Realtors and housing experts cite a number of possible factors: Baby boomers who are in their peak earning years and too worried about their jobs, the economy and buying down unprecedented levels of personal debt to move.

They’re also working longer and unlikely to downsize for years, which may be creating a bottleneck of sorts in the housing market, much the way boomers are impacting the workplace.

Instead, folks are making do and fixing up with the money they would otherwise spend on real estate and legal fees: Statistics Canada says renovation spending grew 40 per cent across Ontario in the five years up to the end of last September.

The Toronto Real Estate Board says Toronto’s four-year-old land-transfer tax, which Mayor Rob Ford has been slow to eliminate as promised, is also impacting inventory. It, alone, adds about $6,000 in upfront costs to the price of a $500,000 home and is believed to be putting some folks off moving.

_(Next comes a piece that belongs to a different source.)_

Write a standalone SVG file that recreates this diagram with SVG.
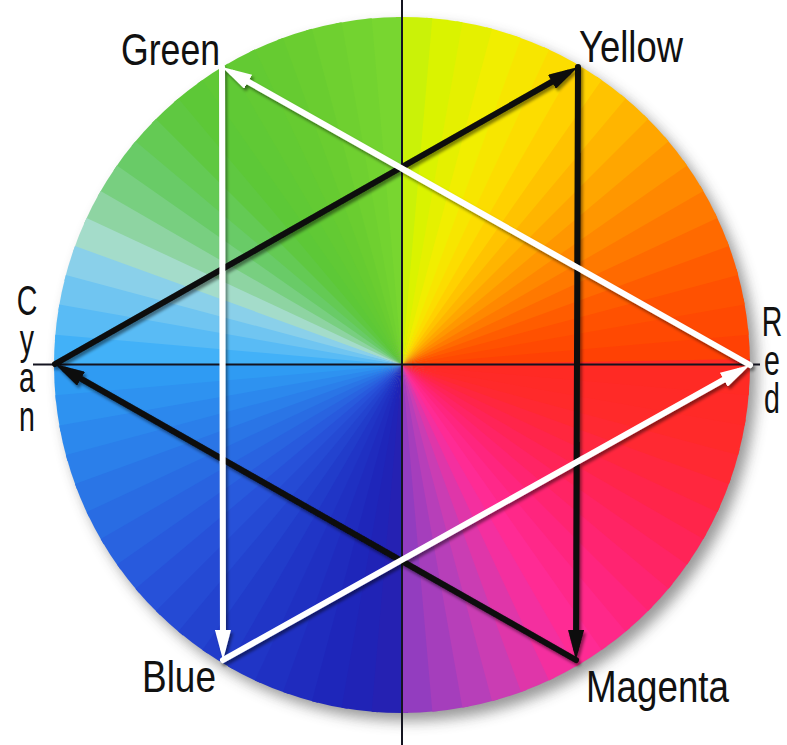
<svg xmlns="http://www.w3.org/2000/svg" xmlns:xlink="http://www.w3.org/1999/xlink" width="787" height="745" viewBox="0 0 787 745">
<style>
.lbl{font-family:"Liberation Sans",Arial,sans-serif;font-size:44px;fill:#111}
.vt{font-family:"Liberation Sans",Arial,sans-serif;font-size:42px;fill:#111;writing-mode:vertical-rl;text-orientation:upright;letter-spacing:-9px}
.ax{stroke:#141420;stroke-width:2;fill:none}
.wl{stroke:#ffffff;stroke-width:6;fill:none;stroke-linecap:round}
.bl{stroke:#0a0a0a;stroke-width:6;fill:none;stroke-linecap:round}
</style>
<defs>
<path id="w" d="M0 0 L348 0 A348 348 0 0 0 346.09 -36.38 Z"/>
<filter id="sh" x="-15%" y="-15%" width="130%" height="130%"><feGaussianBlur stdDeviation="7"/></filter>
<filter id="ds" x="-5%" y="-5%" width="110%" height="110%"><feDropShadow dx="2" dy="3" stdDeviation="1.5" flood-color="#000" flood-opacity="0.45"/></filter>
<marker id="aw" markerUnits="userSpaceOnUse" markerWidth="30" markerHeight="16" refX="18" refY="8" orient="auto"><path d="M0 0 L30 8 L0 16 Z" fill="#ffffff"/></marker>
<marker id="ab" markerUnits="userSpaceOnUse" markerWidth="30" markerHeight="16" refX="18" refY="8" orient="auto"><path d="M0 0 L30 8 L0 16 Z" fill="#0a0a0a"/></marker>
</defs>
<rect width="787" height="745" fill="#ffffff"/>
<g id="wheel">
<circle cx="409" cy="373" r="348" fill="#444" opacity="0.55" filter="url(#sh)"/>
<g transform="translate(402 365)">
<use xlink:href="#w" href="#w" fill="#ff4104"/>
<use href="#w" transform="rotate(-5)" fill="#ff4902"/>
<use href="#w" transform="rotate(-10)" fill="#ff5101"/>
<use href="#w" transform="rotate(-15)" fill="#ff5c00"/>
<use href="#w" transform="rotate(-20)" fill="#ff6a00"/>
<use href="#w" transform="rotate(-25)" fill="#ff7900"/>
<use href="#w" transform="rotate(-30)" fill="#ff8800"/>
<use href="#w" transform="rotate(-35)" fill="#ff9700"/>
<use href="#w" transform="rotate(-40)" fill="#ffa600"/>
<use href="#w" transform="rotate(-45)" fill="#ffb500"/>
<use href="#w" transform="rotate(-50)" fill="#ffc300"/>
<use href="#w" transform="rotate(-55)" fill="#ffd100"/>
<use href="#w" transform="rotate(-60)" fill="#fcdd00"/>
<use href="#w" transform="rotate(-65)" fill="#f7e600"/>
<use href="#w" transform="rotate(-70)" fill="#f1ee00"/>
<use href="#w" transform="rotate(-75)" fill="#e5f000"/>
<use href="#w" transform="rotate(-80)" fill="#daf300"/>
<use href="#w" transform="rotate(-85)" fill="#caf208"/>
<use href="#w" transform="rotate(-90)" fill="#78d630"/>
<use href="#w" transform="rotate(-95)" fill="#73d330"/>
<use href="#w" transform="rotate(-100)" fill="#6fd030"/>
<use href="#w" transform="rotate(-105)" fill="#6acd30"/>
<use href="#w" transform="rotate(-110)" fill="#66cb31"/>
<use href="#w" transform="rotate(-115)" fill="#63ca33"/>
<use href="#w" transform="rotate(-120)" fill="#60c935"/>
<use href="#w" transform="rotate(-125)" fill="#5dc837"/>
<use href="#w" transform="rotate(-130)" fill="#5fc841"/>
<use href="#w" transform="rotate(-135)" fill="#64ca54"/>
<use href="#w" transform="rotate(-140)" fill="#69cb67"/>
<use href="#w" transform="rotate(-145)" fill="#78cf80"/>
<use href="#w" transform="rotate(-150)" fill="#8ed4a2"/>
<use href="#w" transform="rotate(-155)" fill="#a4dcca"/>
<use href="#w" transform="rotate(-160)" fill="#8ad0ea"/>
<use href="#w" transform="rotate(-165)" fill="#70c5f1"/>
<use href="#w" transform="rotate(-170)" fill="#59bbf5"/>
<use href="#w" transform="rotate(-175)" fill="#42b1f8"/>
<use href="#w" transform="rotate(-180)" fill="#2f9bf3"/>
<use href="#w" transform="rotate(-185)" fill="#2e92f0"/>
<use href="#w" transform="rotate(-190)" fill="#2c88ed"/>
<use href="#w" transform="rotate(-195)" fill="#2b7fea"/>
<use href="#w" transform="rotate(-200)" fill="#2a75e6"/>
<use href="#w" transform="rotate(-205)" fill="#296ce3"/>
<use href="#w" transform="rotate(-210)" fill="#2963e0"/>
<use href="#w" transform="rotate(-215)" fill="#285add"/>
<use href="#w" transform="rotate(-220)" fill="#2751d9"/>
<use href="#w" transform="rotate(-225)" fill="#254ad4"/>
<use href="#w" transform="rotate(-230)" fill="#2343cf"/>
<use href="#w" transform="rotate(-235)" fill="#213cca"/>
<use href="#w" transform="rotate(-240)" fill="#2035c6"/>
<use href="#w" transform="rotate(-245)" fill="#1f30c2"/>
<use href="#w" transform="rotate(-250)" fill="#1f2bbe"/>
<use href="#w" transform="rotate(-255)" fill="#1e26ba"/>
<use href="#w" transform="rotate(-260)" fill="#2023b6"/>
<use href="#w" transform="rotate(-265)" fill="#2521b2"/>
<use href="#w" transform="rotate(-270)" fill="#933dbf"/>
<use href="#w" transform="rotate(-275)" fill="#a53ebc"/>
<use href="#w" transform="rotate(-280)" fill="#b73fb9"/>
<use href="#w" transform="rotate(-285)" fill="#ca3db3"/>
<use href="#w" transform="rotate(-290)" fill="#df36a9"/>
<use href="#w" transform="rotate(-295)" fill="#f42f9f"/>
<use href="#w" transform="rotate(-300)" fill="#ff2b94"/>
<use href="#w" transform="rotate(-305)" fill="#ff2889"/>
<use href="#w" transform="rotate(-310)" fill="#ff257e"/>
<use href="#w" transform="rotate(-315)" fill="#ff2471"/>
<use href="#w" transform="rotate(-320)" fill="#ff2464"/>
<use href="#w" transform="rotate(-325)" fill="#ff2457"/>
<use href="#w" transform="rotate(-330)" fill="#ff254a"/>
<use href="#w" transform="rotate(-335)" fill="#ff273e"/>
<use href="#w" transform="rotate(-340)" fill="#ff2932"/>
<use href="#w" transform="rotate(-345)" fill="#ff2a2a"/>
<use href="#w" transform="rotate(-350)" fill="#ff2a27"/>
<use href="#w" transform="rotate(-355)" fill="#ff2a24"/>
</g>
</g>
<g id="axes">
<line class="ax" x1="402" y1="0" x2="402" y2="745"/>
<line class="ax" x1="33" y1="364.5" x2="760" y2="364.5"/>
</g>
<g id="connectors" filter="url(#ds)">
<path class="bl" d="M55 364 L567.6 72.9" marker-end="url(#ab)"/>
<path class="bl" d="M578 67 L576 648" marker-end="url(#ab)"/>
<path class="bl" d="M576 660 L65.4 369.9" marker-end="url(#ab)"/>
<path class="wl" d="M222 67 L223 648" marker-end="url(#aw)"/>
<path class="wl" d="M223 660 L739.5 370.9" marker-end="url(#aw)"/>
<path class="wl" d="M750 365 L232.5 72.9" marker-end="url(#aw)"/>
</g>
<g id="node-green"><text class="lbl" x="121" y="65" textLength="99" lengthAdjust="spacingAndGlyphs">Green</text></g>
<g id="node-yellow"><text class="lbl" x="579" y="62" textLength="104" lengthAdjust="spacingAndGlyphs">Yellow</text></g>
<g id="node-blue"><text class="lbl" x="142" y="692" textLength="74" lengthAdjust="spacingAndGlyphs">Blue</text></g>
<g id="node-magenta"><text class="lbl" x="586" y="702" textLength="143" lengthAdjust="spacingAndGlyphs">Magenta</text></g>
<g id="node-cyan">
<text class="vt" transform="translate(27 0) scale(0.68 1)" x="0" y="276">Cyan</text>
</g>
<g id="node-red">
<text class="vt" transform="translate(772 0) scale(0.68 1)" x="0" y="297">Red</text>
</g>
</svg>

At the same time, the construction of single-family homes, row houses and townhouses has plummeted across the GTA as provincial greenbelt policies fuel an explosion in condo development.

“Anybody looking to buy a house in the city is looking at a scarce resource that was manufactured 50 or more years ago,” says James McKellar, associate dean in the real estate and infrastructure program at York University’s Schulich School of Business.

“What you’ve got is basically a limited supply and growing demand.”

Demand is becoming especially fierce along transit lines where condo developers are looking for dwindling building sites and house prices have become especially astronomical, largely because of the land, notes McKellar.

Hart reserves a particular brand of sarcasm on her blog for those places — the million-dollar teardowns.